We will relax the IP allow listing to support use of dev service credentials within MoJ GlobalProtect and MoJ Digital VPN IP ranges. This will reduce the support burden on our team and avoid issues where developer and service credential configuration gets out of step.
The default process to follow will now be:
- Request HMPPS Auth credentials as normal for your service and store them as Kubernetes secrets
- When a developer needs credentials to develop against the dev environment, they can inspect their service’s Kubernetes secrets for the credentials they need and set them as local environment variables.
Personal credentials can still be requested if required (for maintenance of queues for example).

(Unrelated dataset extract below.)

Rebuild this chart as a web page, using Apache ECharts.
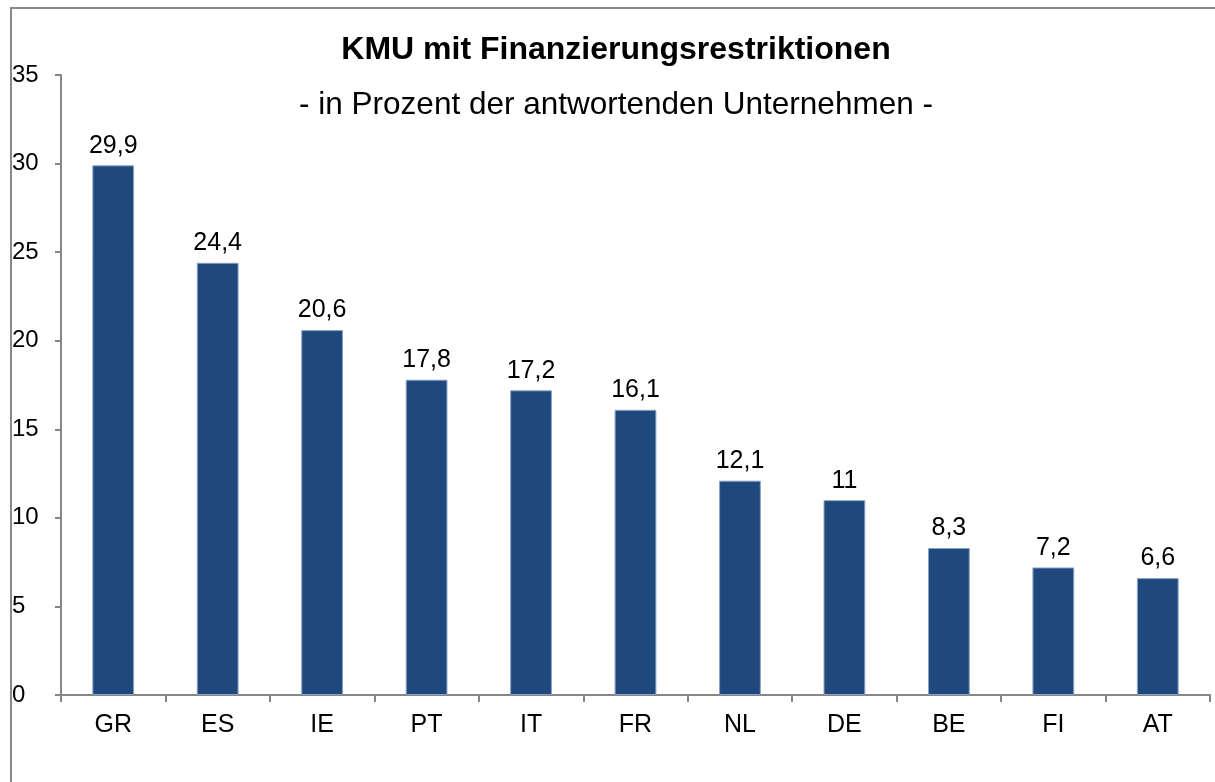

Note (1): Because preprod and prod environments contain production data, we are still restricting service credentials to the service host (e.g. Cloud Platform) IP ranges in these environments. This means that if you need to call preprod or prod APIs from your local machine, and you are SC cleared or have a suitable waiver, you’ll still need to request personal client credentials.
Note (2): Remember that the credentials are for a particular OAuth2 flow (authorization_code
or client_credentials
). This means, for example, that you won’t be able to use your service’s authorization_code
credentials to make a client_credentials
token request for calling an API.
This page was last reviewed on 07-Sep-2024, next review will be on 07-Jan-2024.